Die Lebensmittelverschwedung ist in aller Munde. Laut einem Bericht der FAO aus dem Jahre 2013 wandert ein Viertel der weltweit produzierten Nahrungsmittel direkt in die Mülltonne. Das sind ca. 1,3 Mrd. Tonnen. In Deutschland verschwenden Industrie, Handel, Großverbraucher und Privathaushalte pro Jahr knapp 11 Millionen Tonnen Lebensmittel.
„The Good Food“, Foodsharing, „Sir Plus“ und co.
Damit Obst und Gemüse in den Handel darf, und beim Verbraucher landet, muss es bestimmter Normen entsprechen. Die krummen Gurken sind ein Sinnbild für diese, den meisten Verbrauchern unverständlichen, millimetergenauen Normangaben. Kartoffeln zum Beispiel dürfen nur eine gewisse Größe haben, sind sie kleiner oder größer werden sie noch direkt am Feld aussortiert und in den meisten Fällen einfach liegen gelassen.
Nicole Kalski ist einer der Vorreiterinnen, die solches Gemüse direkt vom Feld rettet und in ihrem Laden „The Good Food“ in Köln gegen eine vom Kunden individuell festgelegte Spende verkauft. Sie und ihre Lebensmittelretter laufen teilweise direkt hinter den Erntemaschinen der kooperierenden Bauern hinterher und sammeln alles auf, was sonst nur für die Tonne gereift wäre.
Die Initiative „Foodsharing“ setzt sich dafür ein, die Lebensmittel, die Mindesthaltbarkeitsdaten überschritten haben oder nicht mehr ganz so frisch aussehen, vom Handel zu retten, denn dieser darf solche Lebensmittel nicht mehr verkaufen. Sogenannte „Foodsaver“ holen die Lebensmittel bei kooperierenden Betrieben ab und bieten sie kostenlos zur Abholung an alle Menschen an. Das alles geschieht ehrenamtlich und gemeinnützig.
In meinem Kiez in Berlin hat vor einiger Zeit der Laden „Sir Plus“ eröffnet, die wiederum ein anderes Konzept der Lebensmittelrettung haben. Sie beziehen kostengünstig überschüssig produzierte Lebensmittel von Groß- und Einzelhändlern, sowie Landwirten und verkaufen diese zu kleinen Preisen in ihrem Laden. Auch Dinge des täglichen Gebrauchs für Küche und Bad oder Kosmetik werden gerettet. Damit wollen sie weder in Konkurrenz zu den Tafeln stehen, noch andere gemeinnützige Organisationen in den Schatten stellen. Im Gegenteil: 20% aller Lebensmittel werden an soziale und gemeinnützige Organisationen gespendet.

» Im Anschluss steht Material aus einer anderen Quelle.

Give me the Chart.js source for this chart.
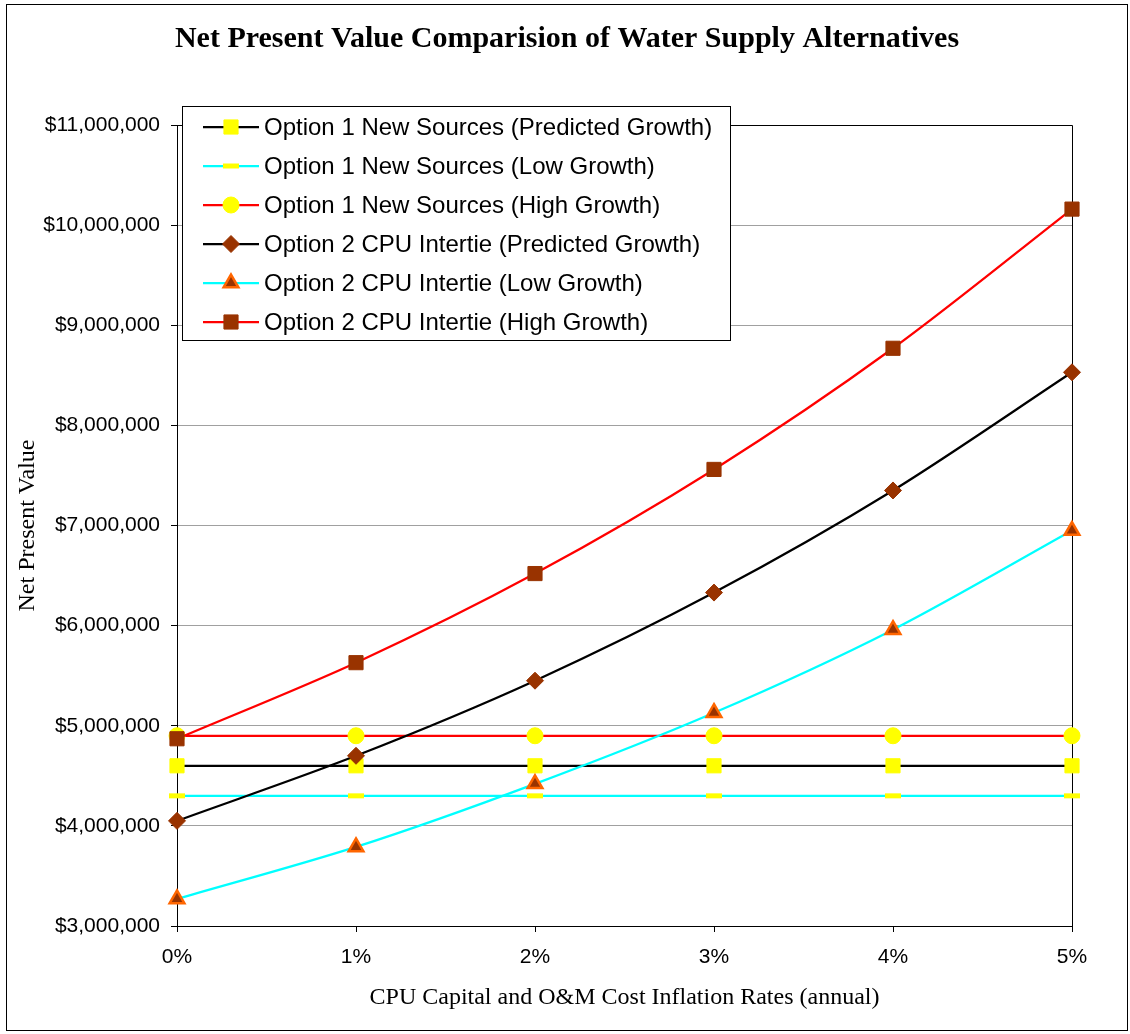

Lohnt sich das denn wirtschaftlich?
„Pay what you want“ (PWYW), wie es Nicole Kalski betreibt, ist ein inzwischen gut erforschtes Phänomen, das uns gerne den Glauben an die Menschheit zurück gibt. Die Ergebnisse einer wissenschaftlichen Studie der Johann-Wolfgang-Goethe-Universität Frankfurt am Main deuten darauf hin, dass die Konsumenten den Preismechanismus nicht ausnutzen und sich nicht opportunistisch verhalten. Nicole Kalski berichtet auch, dass die Spenden ausreichend sind, damit sich der Laden selbst finanziert. „Sir Plus“ erweitert aktuell sein Team und bietet sogar Vollzeitstellen an. Lebensmittel zu retten rettet also nicht nur unseren Planeten, sondern erlaubt uns sogar neue Arbeitsplätze zu schaffen.